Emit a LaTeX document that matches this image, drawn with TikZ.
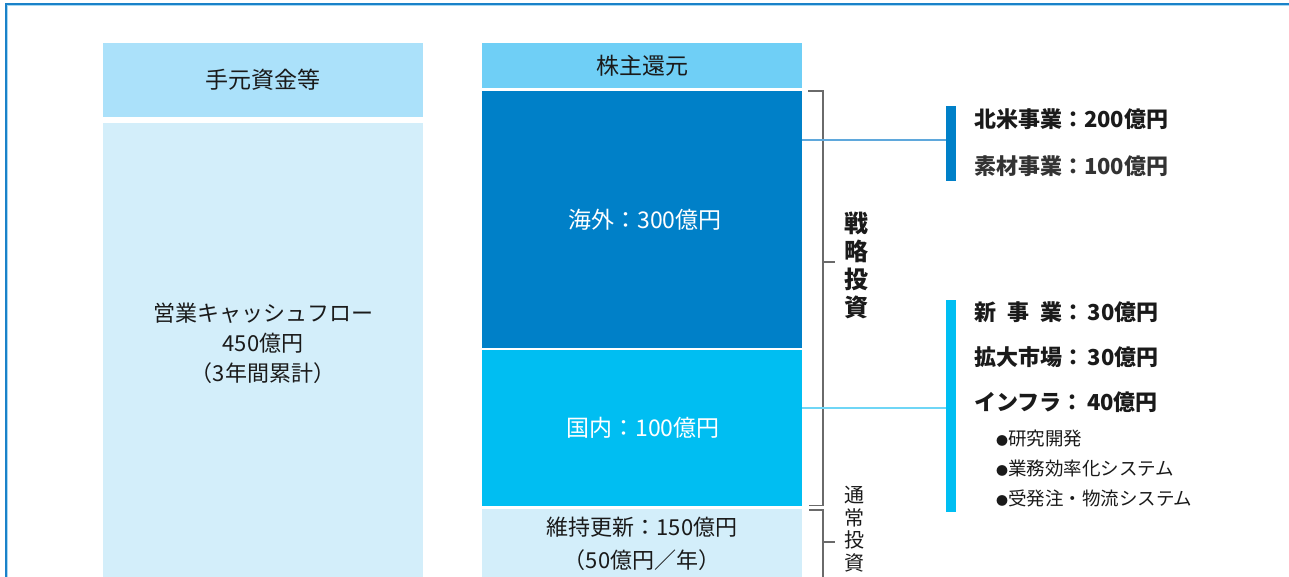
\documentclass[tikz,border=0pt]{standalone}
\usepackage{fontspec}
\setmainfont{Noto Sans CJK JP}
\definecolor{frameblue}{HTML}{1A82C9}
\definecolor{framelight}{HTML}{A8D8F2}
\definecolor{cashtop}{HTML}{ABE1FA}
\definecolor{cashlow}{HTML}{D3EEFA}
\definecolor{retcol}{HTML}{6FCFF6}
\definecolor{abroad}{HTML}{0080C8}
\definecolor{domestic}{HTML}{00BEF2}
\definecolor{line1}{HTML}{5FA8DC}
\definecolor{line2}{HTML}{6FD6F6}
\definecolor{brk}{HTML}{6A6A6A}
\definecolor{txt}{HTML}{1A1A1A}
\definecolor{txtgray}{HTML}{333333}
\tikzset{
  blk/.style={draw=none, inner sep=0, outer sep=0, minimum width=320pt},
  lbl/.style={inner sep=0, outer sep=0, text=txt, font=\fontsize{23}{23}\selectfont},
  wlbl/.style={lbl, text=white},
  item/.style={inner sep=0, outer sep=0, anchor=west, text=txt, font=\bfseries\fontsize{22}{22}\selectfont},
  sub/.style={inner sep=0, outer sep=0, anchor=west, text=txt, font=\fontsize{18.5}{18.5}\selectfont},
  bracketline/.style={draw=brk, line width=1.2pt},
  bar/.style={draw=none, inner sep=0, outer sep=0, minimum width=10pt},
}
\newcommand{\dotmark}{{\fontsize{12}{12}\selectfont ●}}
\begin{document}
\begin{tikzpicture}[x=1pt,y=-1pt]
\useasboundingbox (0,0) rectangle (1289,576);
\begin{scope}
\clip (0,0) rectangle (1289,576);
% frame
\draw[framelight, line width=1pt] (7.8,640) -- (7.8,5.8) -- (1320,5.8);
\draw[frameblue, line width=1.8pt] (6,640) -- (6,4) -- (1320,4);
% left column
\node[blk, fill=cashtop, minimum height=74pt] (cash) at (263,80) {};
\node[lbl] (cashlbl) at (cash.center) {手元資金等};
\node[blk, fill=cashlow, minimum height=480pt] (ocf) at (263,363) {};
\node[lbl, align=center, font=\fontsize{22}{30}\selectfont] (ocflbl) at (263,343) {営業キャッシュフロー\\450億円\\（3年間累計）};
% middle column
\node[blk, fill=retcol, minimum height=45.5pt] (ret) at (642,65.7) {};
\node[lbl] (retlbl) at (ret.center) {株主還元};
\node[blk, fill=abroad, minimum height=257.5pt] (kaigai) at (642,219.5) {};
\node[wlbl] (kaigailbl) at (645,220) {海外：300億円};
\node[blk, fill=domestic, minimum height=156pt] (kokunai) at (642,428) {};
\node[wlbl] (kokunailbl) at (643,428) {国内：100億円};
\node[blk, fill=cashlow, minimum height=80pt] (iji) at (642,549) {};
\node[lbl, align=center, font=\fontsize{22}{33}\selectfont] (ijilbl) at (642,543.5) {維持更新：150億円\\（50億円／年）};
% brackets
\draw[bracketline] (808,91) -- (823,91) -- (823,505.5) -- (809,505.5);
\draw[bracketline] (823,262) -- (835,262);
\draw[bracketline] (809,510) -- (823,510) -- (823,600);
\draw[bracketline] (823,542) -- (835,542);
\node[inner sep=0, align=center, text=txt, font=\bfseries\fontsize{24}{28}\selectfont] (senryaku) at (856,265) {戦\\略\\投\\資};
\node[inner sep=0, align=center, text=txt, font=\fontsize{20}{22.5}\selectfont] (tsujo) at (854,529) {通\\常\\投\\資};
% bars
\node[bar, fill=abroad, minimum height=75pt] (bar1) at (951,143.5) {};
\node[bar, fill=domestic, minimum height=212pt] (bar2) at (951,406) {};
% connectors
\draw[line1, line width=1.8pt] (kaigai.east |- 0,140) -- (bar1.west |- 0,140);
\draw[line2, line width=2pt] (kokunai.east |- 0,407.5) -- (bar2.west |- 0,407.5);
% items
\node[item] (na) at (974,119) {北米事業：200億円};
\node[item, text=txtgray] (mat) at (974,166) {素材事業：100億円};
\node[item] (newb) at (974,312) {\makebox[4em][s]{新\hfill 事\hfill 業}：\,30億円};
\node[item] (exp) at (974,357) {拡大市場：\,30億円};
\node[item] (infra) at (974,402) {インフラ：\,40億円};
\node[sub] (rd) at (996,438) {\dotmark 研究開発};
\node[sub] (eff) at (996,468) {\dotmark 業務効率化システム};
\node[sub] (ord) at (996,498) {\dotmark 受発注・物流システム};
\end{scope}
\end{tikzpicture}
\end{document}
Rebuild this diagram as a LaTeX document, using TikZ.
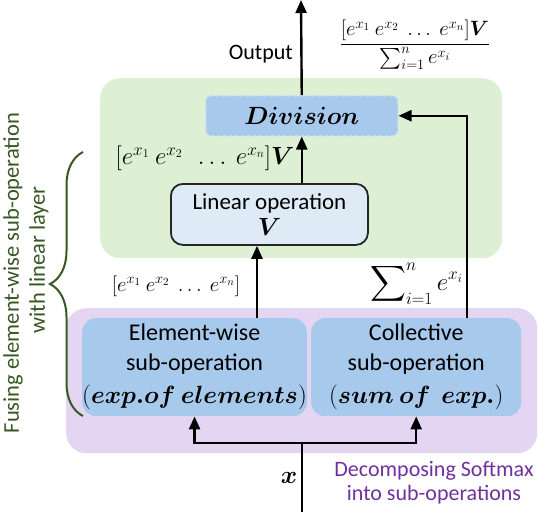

* * *

GIVEN EXERCISE: Transcribe the whole listing exactly. Pictures are excluded.

SOLUTION TO THIS EXERCISE:
Emit a LaTeX document that matches this image, drawn with TikZ.
\documentclass[tikz,border=0pt]{standalone}
\usepackage{fontspec}
\setmainfont{Noto Sans CJK JP}
\definecolor{frameblue}{HTML}{1A82C9}
\definecolor{framelight}{HTML}{A8D8F2}
\definecolor{cashtop}{HTML}{ABE1FA}
\definecolor{cashlow}{HTML}{D3EEFA}
\definecolor{retcol}{HTML}{6FCFF6}
\definecolor{abroad}{HTML}{0080C8}
\definecolor{domestic}{HTML}{00BEF2}
\definecolor{line1}{HTML}{5FA8DC}
\definecolor{line2}{HTML}{6FD6F6}
\definecolor{brk}{HTML}{6A6A6A}
\definecolor{txt}{HTML}{1A1A1A}
\definecolor{txtgray}{HTML}{333333}
\tikzset{
  blk/.style={draw=none, inner sep=0, outer sep=0, minimum width=320pt},
  lbl/.style={inner sep=0, outer sep=0, text=txt, font=\fontsize{23}{23}\selectfont},
  wlbl/.style={lbl, text=white},
  item/.style={inner sep=0, outer sep=0, anchor=west, text=txt, font=\bfseries\fontsize{22}{22}\selectfont},
  sub/.style={inner sep=0, outer sep=0, anchor=west, text=txt, font=\fontsize{18.5}{18.5}\selectfont},
  bracketline/.style={draw=brk, line width=1.2pt},
  bar/.style={draw=none, inner sep=0, outer sep=0, minimum width=10pt},
}
\newcommand{\dotmark}{{\fontsize{12}{12}\selectfont ●}}
\begin{document}
\begin{tikzpicture}[x=1pt,y=-1pt]
\useasboundingbox (0,0) rectangle (1289,576);
\begin{scope}
\clip (0,0) rectangle (1289,576);
% frame
\draw[framelight, line width=1pt] (7.8,640) -- (7.8,5.8) -- (1320,5.8);
\draw[frameblue, line width=1.8pt] (6,640) -- (6,4) -- (1320,4);
% left column
\node[blk, fill=cashtop, minimum height=74pt] (cash) at (263,80) {};
\node[lbl] (cashlbl) at (cash.center) {手元資金等};
\node[blk, fill=cashlow, minimum height=480pt] (ocf) at (263,363) {};
\node[lbl, align=center, font=\fontsize{22}{30}\selectfont] (ocflbl) at (263,343) {営業キャッシュフロー\\450億円\\（3年間累計）};
% middle column
\node[blk, fill=retcol, minimum height=45.5pt] (ret) at (642,65.7) {};
\node[lbl] (retlbl) at (ret.center) {株主還元};
\node[blk, fill=abroad, minimum height=257.5pt] (kaigai) at (642,219.5) {};
\node[wlbl] (kaigailbl) at (645,220) {海外：300億円};
\node[blk, fill=domestic, minimum height=156pt] (kokunai) at (642,428) {};
\node[wlbl] (kokunailbl) at (643,428) {国内：100億円};
\node[blk, fill=cashlow, minimum height=80pt] (iji) at (642,549) {};
\node[lbl, align=center, font=\fontsize{22}{33}\selectfont] (ijilbl) at (642,543.5) {維持更新：150億円\\（50億円／年）};
% brackets
\draw[bracketline] (808,91) -- (823,91) -- (823,505.5) -- (809,505.5);
\draw[bracketline] (823,262) -- (835,262);
\draw[bracketline] (809,510) -- (823,510) -- (823,600);
\draw[bracketline] (823,542) -- (835,542);
\node[inner sep=0, align=center, text=txt, font=\bfseries\fontsize{24}{28}\selectfont] (senryaku) at (856,265) {戦\\略\\投\\資};
\node[inner sep=0, align=center, text=txt, font=\fontsize{20}{22.5}\selectfont] (tsujo) at (854,529) {通\\常\\投\\資};
% bars
\node[bar, fill=abroad, minimum height=75pt] (bar1) at (951,143.5) {};
\node[bar, fill=domestic, minimum height=212pt] (bar2) at (951,406) {};
% connectors
\draw[line1, line width=1.8pt] (kaigai.east |- 0,140) -- (bar1.west |- 0,140);
\draw[line2, line width=2pt] (kokunai.east |- 0,407.5) -- (bar2.west |- 0,407.5);
% items
\node[item] (na) at (974,119) {北米事業：200億円};
\node[item, text=txtgray] (mat) at (974,166) {素材事業：100億円};
\node[item] (newb) at (974,312) {\makebox[4em][s]{新\hfill 事\hfill 業}：\,30億円};
\node[item] (exp) at (974,357) {拡大市場：\,30億円};
\node[item] (infra) at (974,402) {インフラ：\,40億円};
\node[sub] (rd) at (996,438) {\dotmark 研究開発};
\node[sub] (eff) at (996,468) {\dotmark 業務効率化システム};
\node[sub] (ord) at (996,498) {\dotmark 受発注・物流システム};
\end{scope}
\end{tikzpicture}
\end{document}
Rebuild this diagram as a LaTeX document, using TikZ.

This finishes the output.